Egenera, Inc. v. Cisco Sys., Inc., No. 19-2015 (Fed. Cir. Aug. 28, 2020)

In Egenera the Federal Circuit held that a petition a company’s petition to remove an inventor from a patent did not judicially estop that company from adding the inventor back to the patent after a later claim construction order and trial on inventorship.

Egenera sued Cisco in the United States District Court for the District of Massachusetts, for infringement of Egenera’s patent directed to a platform for deploying a scalable and reconfigurable virtual network.  Prior to claim construction in the District Court, Egenera petitioned the USPTO to remove an inventor from the ’430 patent.  The USPTO granted the inventorship petition and removed the inventor from patent.  After the inventorship petition was granted, the District Court issued a decision on claim construction and held in a trial on inventorship that found the removed inventor was a true inventor of the claimed matter of the ’430 patent.  Egenera then asked the District Court to add the removed inventor back to the patent.  The District Court held that judicial estoppel prevented Egenera from relisting the inventor and that the ’430 patent was invalid for failing to name all inventors.

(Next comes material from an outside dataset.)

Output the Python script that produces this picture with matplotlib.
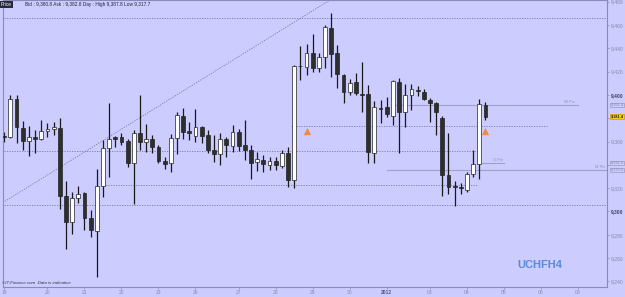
import numpy as np
import matplotlib
matplotlib.use("Agg")
import matplotlib.pyplot as plt

plt.rcParams['font.family'] = ['Liberation Sans', 'DejaVu Sans']

# 4h candles (open, high, low, close)
opens = [9364.4, 9364.2, 9396.6, 9371.4, 9360.8, 9363.7, 9362.0, 9369.1, 9370.6, 9371.7,
         9313.3, 9291.2, 9311.3, 9315.6, 9294.7, 9283.5, 9321.9, 9354.2, 9363.7, 9364.2,
         9360.5, 9341.4, 9367.1, 9359.4, 9362.2, 9355.6, 9343.6, 9341.4, 9362.8, 9382.0,
         9369.1, 9364.8, 9372.3, 9365.7, 9352.8, 9349.4, 9362.5, 9356.5, 9368.5, 9357.1,
         9352.8, 9342.2, 9344.2, 9339.9, 9343.6, 9339.3, 9350.5, 9327.0, 9424.9, 9424.3,
         9435.8, 9422.9, 9432.9, 9457.8, 9435.8, 9417.2, 9402.8, 9411.4, 9400.6, 9400.6,
         9350.0, 9388.6, 9389.4, 9382.2, 9410.9, 9385.7, 9400.0, 9404.3, 9402.8, 9395.7,
         9392.9, 9380.0, 9331.3, 9321.9, 9321.3, 9318.5, 9331.9, 9340.5, 9391.4]
highs = [9368.5, 9400.0, 9400.0, 9377.9, 9373.4, 9370.0, 9378.5, 9376.2, 9377.1, 9380.5,
         9326.2, 9317.0, 9321.9, 9317.0, 9301.3, 9336.2, 9361.4, 9393.4, 9364.8, 9367.1,
         9362.0, 9370.0, 9400.0, 9374.8, 9365.7, 9357.1, 9346.5, 9366.5, 9385.7, 9388.6,
         9377.1, 9387.7, 9373.4, 9370.0, 9365.7, 9367.6, 9363.7, 9374.2, 9370.6, 9378.5,
         9357.1, 9351.3, 9348.5, 9347.0, 9347.0, 9352.8, 9355.6, 9425.8, 9442.1, 9443.5,
         9452.1, 9435.8, 9460.1, 9470.1, 9442.9, 9417.8, 9413.7, 9418.6, 9428.6, 9408.6,
         9394.8, 9395.7, 9398.5, 9412.9, 9414.9, 9409.4, 9409.4, 9407.7, 9405.2, 9397.2,
         9394.2, 9382.0, 9367.1, 9326.4, 9324.7, 9334.2, 9352.8, 9396.3, 9394.2]
lows = [9359.9, 9363.1, 9359.1, 9352.8, 9347.6, 9350.5, 9361.4, 9364.2, 9365.7, 9301.9,
        9267.5, 9280.7, 9307.0, 9284.1, 9277.8, 9244.0, 9312.2, 9329.9, 9355.6, 9357.1,
        9338.5, 9306.4, 9352.8, 9351.3, 9350.0, 9341.4, 9336.2, 9334.2, 9349.4, 9362.0,
        9361.4, 9359.9, 9358.5, 9350.5, 9342.7, 9339.9, 9347.0, 9351.3, 9351.9, 9344.2,
        9327.8, 9335.0, 9334.2, 9335.6, 9335.6, 9337.1, 9321.3, 9319.9, 9412.9, 9417.2,
        9420.0, 9420.0, 9422.9, 9415.7, 9405.8, 9392.9, 9400.0, 9400.0, 9385.7, 9341.4,
        9341.4, 9375.7, 9380.9, 9374.2, 9350.0, 9372.8, 9387.1, 9399.1, 9395.7, 9377.1,
        9365.7, 9313.3, 9315.0, 9305.0, 9315.0, 9317.0, 9329.9, 9327.6, 9378.5]
closes = [9364.0, 9396.6, 9372.3, 9360.8, 9363.7, 9362.0, 9369.1, 9370.8, 9372.5, 9313.3,
          9291.2, 9311.8, 9314.8, 9294.7, 9284.1, 9321.9, 9354.2, 9362.5, 9362.5, 9359.9,
          9341.9, 9367.1, 9359.4, 9362.2, 9355.6, 9343.6, 9340.8, 9362.8, 9382.8, 9368.5,
          9367.6, 9372.3, 9364.8, 9352.8, 9349.4, 9362.5, 9356.8, 9368.5, 9356.5, 9352.8,
          9341.4, 9344.8, 9340.5, 9343.6, 9339.9, 9350.5, 9327.0, 9424.9, 9424.5, 9435.8,
          9422.9, 9432.9, 9458.6, 9435.2, 9417.8, 9402.8, 9410.6, 9401.5, 9400.3, 9351.3,
          9389.4, 9387.7, 9383.7, 9412.0, 9385.7, 9400.0, 9405.2, 9403.4, 9396.3, 9393.4,
          9385.7, 9331.3, 9321.3, 9320.8, 9319.9, 9331.9, 9340.5, 9392.0, 9381.4]

day_ticks = [0, 7, 13, 19, 25, 31, 38, 44, 50, 56, 62, 69, 75, 81, 87, 93]
day_labels = ['19', '20', '21', '22', '23', '26', '27', '28', '29', '30',
              '2012', '03', '04', '05', '06', '09']
price_ticks = list(range(9240, 9481, 20))
hidden_ticks = [9380, 9340]   # covered by the value boxes

dotted_levels = [9465.7, 9373.4, 9351.9, 9322.7, 9305.6]
dotted_spans = [(-1, 99), (46.4, 88), (-1, 76.8), (16, 76.8), (-1, 99)]
pivots = {'W Piv': 9391.4, 'D Piv': 9341.6, 'M Piv': 9335.6}
box_values = [9391.4, 9341.6, 9335.6]
trend = [(-0.6, 9306.4), (52.8, 9481.5)]
arrow_idx = [49, 78]
arrow_price = 9368.7

ymin, ymax = 9235.2, 9481.5
bg = '#ccccff'
fig = plt.figure(figsize=(6.25, 2.97), dpi=100, facecolor=bg)
ax = fig.add_axes([3 / 625, 10 / 297, 604 / 625, 287 / 297])
ax.set_facecolor(bg)

x = np.arange(len(opens))
o = np.array(opens); h = np.array(highs); l = np.array(lows); c = np.array(closes)
up = c >= o

# levels
for lev, (x0, x1) in zip(dotted_levels, dotted_spans):
    ax.plot([x0, x1], [lev, lev], color='#7a7aa8', lw=0.6, ls=(0, (1.5, 1.5)), zorder=1)
ax.plot(*zip(*trend), color='#7a7aa8', lw=0.6, ls=(0, (1.5, 1.5)), zorder=1)

ax.plot([63.2, 93], [pivots['W Piv']] * 2, color='#a0a0c8', lw=0.8, zorder=1)
ax.plot([62, 99], [pivots['M Piv']] * 2, color='#a0a0c8', lw=0.8, zorder=1)
ax.plot([77, 81], [pivots['D Piv']] * 2, color='#a0a0c8', lw=0.8, zorder=1)
ax.text(92.5, pivots['W Piv'] + 1.2, 'W Piv', fontsize=3, color='#9090b8', ha='right', va='bottom')
ax.text(80.8, pivots['D Piv'] + 1.2, 'D Piv', fontsize=3, color='#9090b8', ha='right', va='bottom')
ax.text(97.5, pivots['M Piv'] + 1.2, 'M Piv', fontsize=3, color='#9090b8', ha='right', va='bottom')

# candles
ax.vlines(x, l, h, colors='#1a1a1a', lw=0.9, zorder=2)
bottoms = np.minimum(o, c)
heights = np.maximum(np.abs(c - o), 0.6)
ax.bar(x, heights, bottom=bottoms, width=0.62,
       color=np.where(up, 'white', '#2e2e2e'), edgecolor='#222222', linewidth=0.5, zorder=3)

ax.scatter(arrow_idx, [arrow_price] * len(arrow_idx), marker='^', s=28,
           color='#f08a4b', zorder=4, linewidths=0)

ax.set_xlim(-0.2, 97.7)
ax.set_ylim(ymin, ymax)

ax.yaxis.tick_right()
ax.set_yticks(price_ticks)
ax.set_yticklabels(['' if p in hidden_ticks else f'{p:,}' for p in price_ticks])
ax.set_xticks(day_ticks)
ax.set_xticklabels(day_labels)
ax.tick_params(axis='both', labelsize=3.6, colors='#8888aa', length=1.5, width=0.5, pad=1)
for lab, p in zip(ax.get_yticklabels(), price_ticks):
    lab.set_color('#444466' if p % 100 == 0 else '#8888aa')
    lab.set_fontweight('bold' if p % 100 == 0 else 'normal')
for lab in ax.get_xticklabels():
    lab.set_color('#555577' if lab.get_text() == '2012' else '#8888aa')
    if lab.get_text() == '2012':
        lab.set_fontweight('bold')
for sp in ax.spines.values():
    sp.set_color('#8a8ab8')
    sp.set_linewidth(0.8)

# value boxes on the price scale
for v in box_values:
    ax.text(1.006, (v - ymin) / (ymax - ymin), f'{v:,.1f}', transform=ax.transAxes,
            fontsize=2.8, color='#8888aa', va='center', ha='left',
            bbox=dict(boxstyle='square,pad=0.1', fc=bg, ec='#9999c0', lw=0.5), clip_on=False)
ax.text(1.006, (closes[-1] - ymin) / (ymax - ymin), f'{closes[-1]:,.1f}',
        transform=ax.transAxes, fontsize=2.8, color='#222222', fontweight='bold', va='center',
        ha='left', bbox=dict(boxstyle='square,pad=0.15', fc='#f5d020', ec='#c8a000', lw=0.5),
        clip_on=False)

# header and footer
fig.text(1 / 625, 1 - 4.5 / 297, 'Price', fontsize=3.4, color='white', va='center', ha='left',
         bbox=dict(boxstyle='square,pad=0.25', fc='#2a2a3a', ec='none'))
fig.text(25 / 625, 1 - 4.5 / 297, 'Bid : 9,380.8 Ask : 9,382.8 Day : High 9,387.8 Low 9,317.7',
         fontsize=3.4, color='#222233', va='center', ha='left')
fig.text(2 / 625, 13.5 / 297, '\u00a9IT-Finance.com  Data is indicative', fontsize=3.2,
         style='italic', color='#333344', va='center', ha='left')
fig.text(540 / 625, 32 / 297, 'UCHFH4', fontsize=8, fontweight='bold', color='#5a8ad8',
         va='center', ha='center')

fig.savefig('out.png', dpi=100, facecolor=bg)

Section 256 of the Patent Act allows for the amendment of inventorship of a patent if through error a person is named as an inventor, or if through error an inventor is not named.  Under Federal Circuit precedent, a patent cannot be invalidated over inventorship as long as the inventorship issue can be corrected.

The Federal Circuit found that Egenera was not judicially estopped from adding the inventor back to the patent.  Specifically, the court found that the prior removal of the inventor was not inconsistent with adding the inventor back to the patent because until claim construction was performed it was not clear that the removed person was an actual inventor.  Egenera did not succeed in persuading a court to accept the earlier position that the removed person was not an inventor because the petition to correct inventorship in the USPTO ministerial in nature and was granted without any adjudication as to the merits as to the change in inventorship.  Further, Cisco had not established that Egenera would derive an unfair advantage or impose an unfair detriment on Cisco if not estopped.

Key Takeaway:  Judicial estoppel does not apply to positions taken by a party after taking an inconsistent position during ministerial proceedings in the USPTO in which the position is not adjudicated, especially if a change in circumstances after the proceedings in the USPTO clarified that the prior position was incorrect.